Medan, IDN Times – Tuntutan ringan kepada pelaku penyiraman air keras terhadap pegiat anti korupsi yang juga penyidik Komisi Pemberantasan Korupsi (KPK) Novel Baswedan membuat publik semakin bertanya-tanya. Publik di dalam lini masa media sosial langsung membandingkan kasus serupa yang hukumannya sangat tinggi.
Tuntutan ringan itu menambah daftar panjang preseden buruk dalam penegakan hukum di Indonesia. Apalagi menyangkut semangat pemberantasan mafia hukum dan korupsi.
Jaksa Penuntut Umum dalam persidangan menerangkan alasan dua pelaku penyerang Novel Baswedan hanya dituntut satu tahun. Para pelaku, Ronny Bugis dan Rahmat Kadir Mahulette, menurut JPU sejak awal tak berniat untuk melukai penyidik senior Komisi Pemberantasan Korupsi (KPK) itu.

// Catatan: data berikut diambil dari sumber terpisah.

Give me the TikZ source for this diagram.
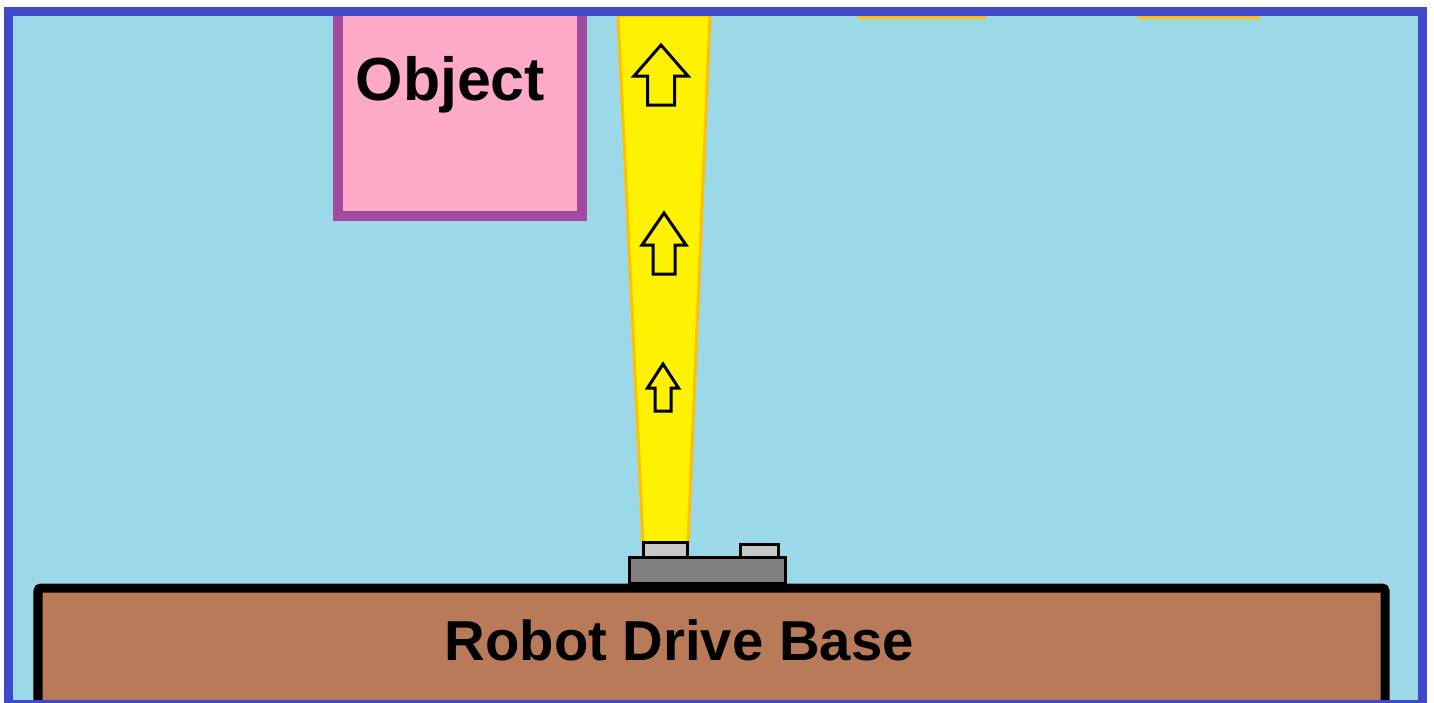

Kedua polisi aktif itu, mengaku hanya ingin menyiram air keras ke badan Novel. Namun malah mengenai wajah. Selain itu, Ronny dan Rahmat juga telah menyesali perbuatannya dan meminta maaf.
Kecaman terhadap tuntutan ringan itu berdatangan dari berbagai kelompok masyarakat sipil. Salah satunya dari Komisi untuk Orang Hilang dan Korban Tindak Kerasan (KontraS) Sumatera Utara. KontraS menilai, tuntutan ringan itu semakin menguatkan bobroknya penegakan hukum di Indonesia.
“Komitmen negara dalam penegakan hukum yang berkeadilan semakin dipertanyakan,” ujar Koordinator KontraS Sumut Amin Multazam Lubis, Minggu (14/6).